I met Tom when he was a student leader during my freshman year as a journalism student at West Virginia University. He was good at making friends everywhere, and the Army was no exception. He was always scrounging for supplies so that nobody’s cut went unbandaged  and no illness went untreated. Toil Smith III from Kansas City remembered him for helping to rig up a radio receiver so he and his friends could hear some jazz music.

I had a mad crush on Tom and took to writing things about him. He knew he could count on me to write his biography.  He lived a full life at 21 years.  He died trying to save somebody in a battle on Chu Pa mountain in Pleiku, Vietnam, Feb. 11, 1969.

Tom’s stepfather Kermit Gray fought in World War II. Tom believed in American freedom and democracy, and was always trying to inform and include more people in the workings of government.  Like Martin Luther King Jr., he did not believe we should be fighting in Vietnam. I don’t believe we should be fighting these wars of today. Who are we to lord it over other countries when our own needs so much work? 

Tom’s uncle, Robert Miller, and I don’t always agree on public affairs. But Tom would never want us to fight with each other!

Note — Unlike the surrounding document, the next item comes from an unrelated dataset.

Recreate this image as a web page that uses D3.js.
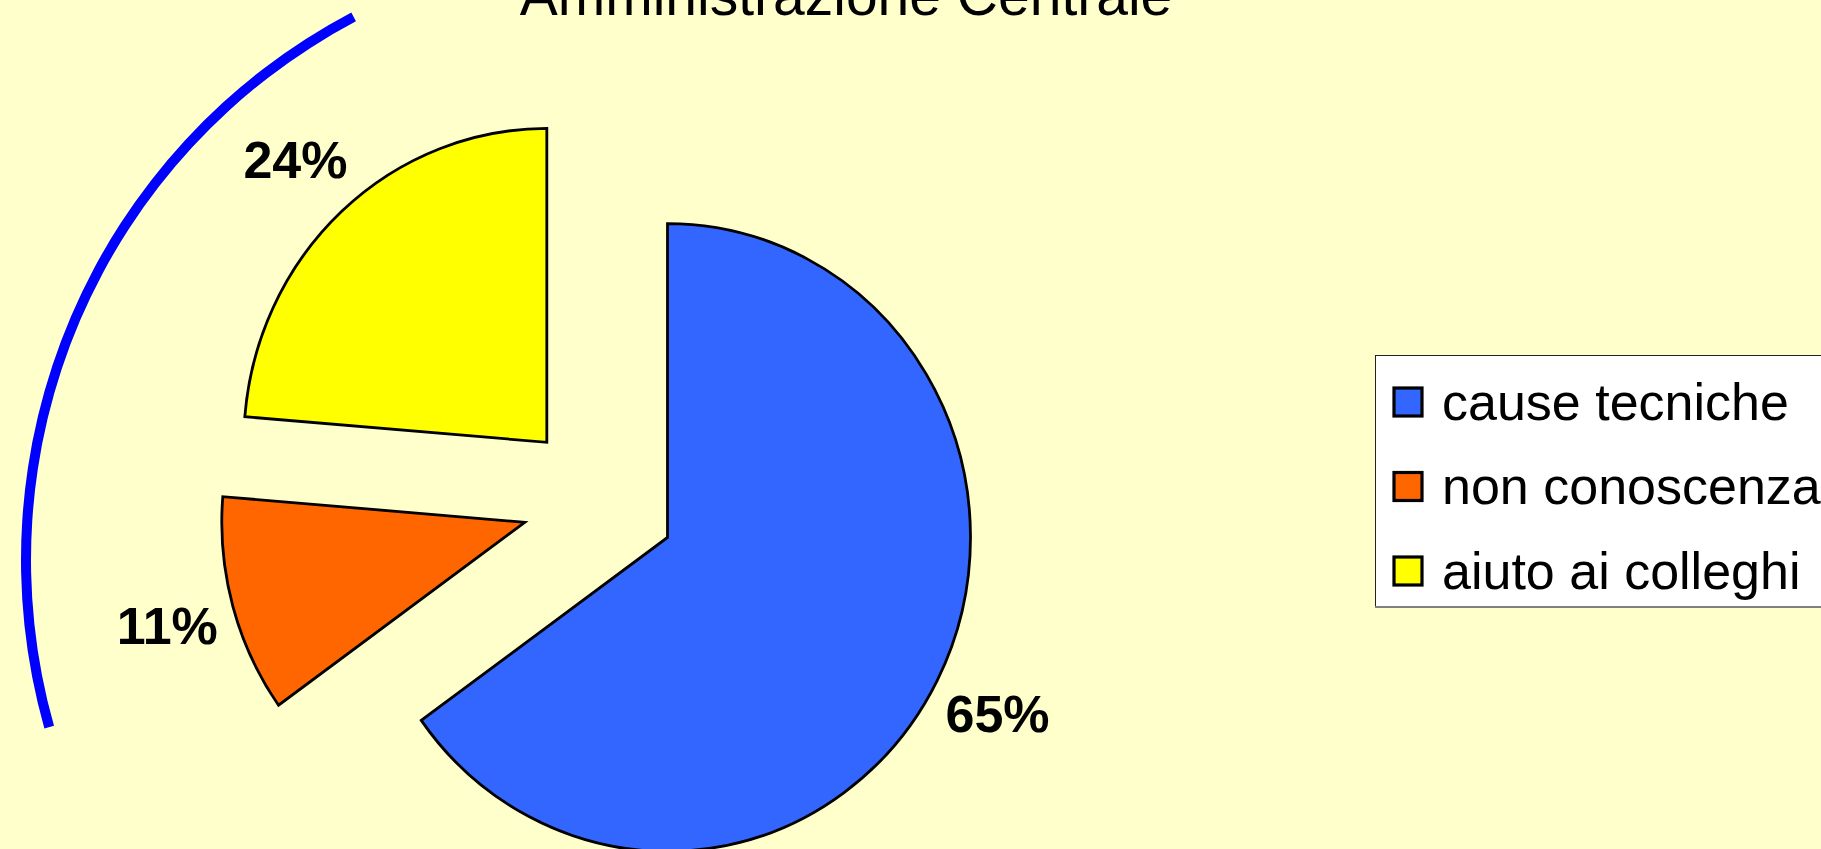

Uncle Bob has put together an informative tribute on-line, noting that people in the military respected Tom so much that several facilities were named after him.  
 

The 224-page paperback Peaceful Patriot: The Story of Tom Bennett was republished by Peaceful Patriot Press in 1987, and a few copies are still available by mailing a check for $20 each, plus $5 postage for a total of $25.00, to Peaceful Patriot Press, P.O. Box 359, Capon Springs WV 26823.  Also Amazon has a few.

Rest in Peace, Tom, as we continue to struggle with the issues your life pointed out to us.